持田ヘルスケア株式会社

スキナベーブ エッセイコンテスト

【第3回】
~ 赤ちゃんのいる風景 ~

特別賞

妻のおなか

【一般部門】 野原 健史 東京都  会社員  33歳

近頃、僕にはとてもうらやましく思うものがある。それは妻のおなかだ。
僕の妻は現在妊娠三十一週目、丸く大きなおなかが突き出している。本人いわく「重いし、腰は痛いし、汗は出るし、食べちゃいけないのに食欲だけはやたらあるし、二人でつくった子どもなのに男はずるい」のだそうだ。
しかし僕にいわせればそれらのひとつひとつがうらやましい。つわりや陣痛、果ては会陰切開までもがうらやましく思えてくる。
そんなことを妻に言うと、「男は気楽でいいね」などと言いながら、自分のおなかをポンポンとさする。そしてちょっと眉を吊り上げながら僕に向かって、「どんなにつらいか実感できないくせに、女の人はうらやましいなんて、思いつきで言わないほうが良いと思う」なんてことをぴしっと言う。そういわれたらどうしようもないが、けっして思いつきや冗談でうらやましいと言っているわけではない。
ひと月ほど前、市の健康センター主催のパパママ学級に参加した時、パパの妊婦体験コーナーというのがあった。僕はそれを楽しみにしていたのだが、実際体験してみてちょっとがっかりした。それはサポーターのようなもので身体を締め付け、重りをおなかのあたりに押し込み、おなかをふくらませただけの代物だった。妊婦がどれほどつらいかをパートナーに知ってもらうという、その目的だけが強調され過ぎていて、生命を育むという神秘とその素晴らしさといったものが欠けていた。まるでスポーツジムのウェイトトレーニングの延長上にある何か特殊な訓練のようだった。
もちろんものごとには限度がある。妊婦体験と言ったって、実際男が妊娠できるわけもない。その中でも担当の保健士さんたちは工夫を凝らし(階段の上り下りや、落ちたペンを拾わせたりした)、面白おかしく未来のパパたちが、妊婦のパートナーの苦労を実感できるように心を砕いていた。それはそれでもちろん大事なことだと思うけれど、僕がうらやましく思うのは、当たり前だけど、それとはまったく異なる、生命を育むというもっと根本のところとつながっているもののことだ。
自分の胎内でひとつの命が芽吹き、成長していく。
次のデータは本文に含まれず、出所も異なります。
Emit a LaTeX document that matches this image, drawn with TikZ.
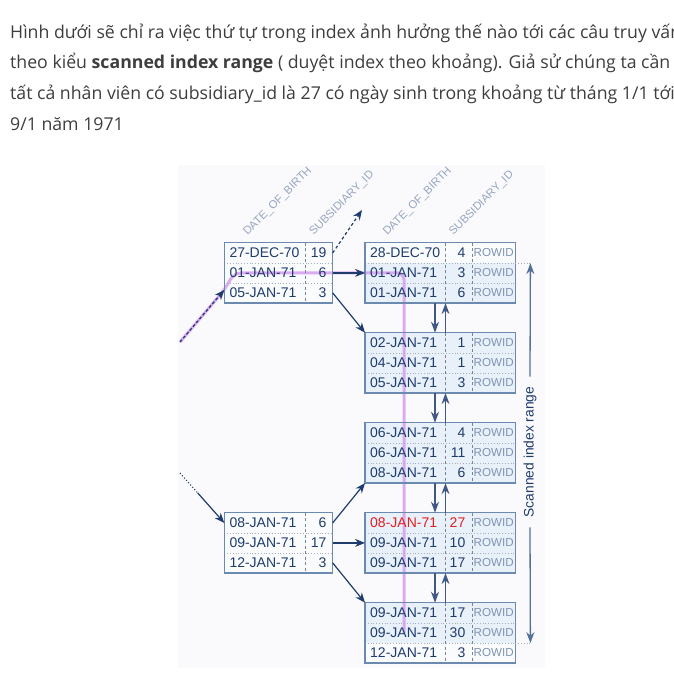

その過程で様々な変化が訪れる。時としてそれは痛かったりつらかったりするかもしれない。けれどそれは生命の営みの結果で、けっしてサポーターや重りのもたらすものではないということだ。僕はそういう営みの中に身を置いている妻とまだ見ぬ子どものことをとても愛しく思ったし、できることならその営みの中に、間接的にではなく、直接的に、僕自身も参加したいと願っているのだ。妻のおなかがうらやましく見えるというのは、つまりそういうことなのだと思う。
先日、僕の仕事が休みの日に、妻と早めの夕食を取り、ぬるめのお風呂に入ったあとで、妻のおなかの上から赤ちゃんをマッサージした。それまでにも胎動を感じたり、キックゲームをしてみたことがあったけれど、しっかりマッサージをしてみるのは初めてだった。
本を見ながらおそるおそる妻のおなかに力を加える。力加減を妻に確認しながら赤ちゃんの体勢を確かめる。赤ちゃんに話しかけながら触っていくと、頭、背中、おしりとわかる気がする。ということはこれが足、と押してみると、蹴り返す。嬉しくなって両手でその身体を包むようにすると、僕の手に甘えるように大きく動く。そのときの感動といったらない。喜びといったらいいのか、何といったらいいのか、よく分からない熱いものが胸の奥からこみ上げてくる。妻の顔を見ると彼女も目を細めて頷き返す。
こういう幸せもあるものだとゆっくり噛み締めた夜だった。
妻のおなかを見ると、今でもちょっとうらやましく思うけれど、妻がいて、そのおなかに赤ちゃんがいて、そして僕がいるというのも案外悪くないんじゃないかと、今では思う。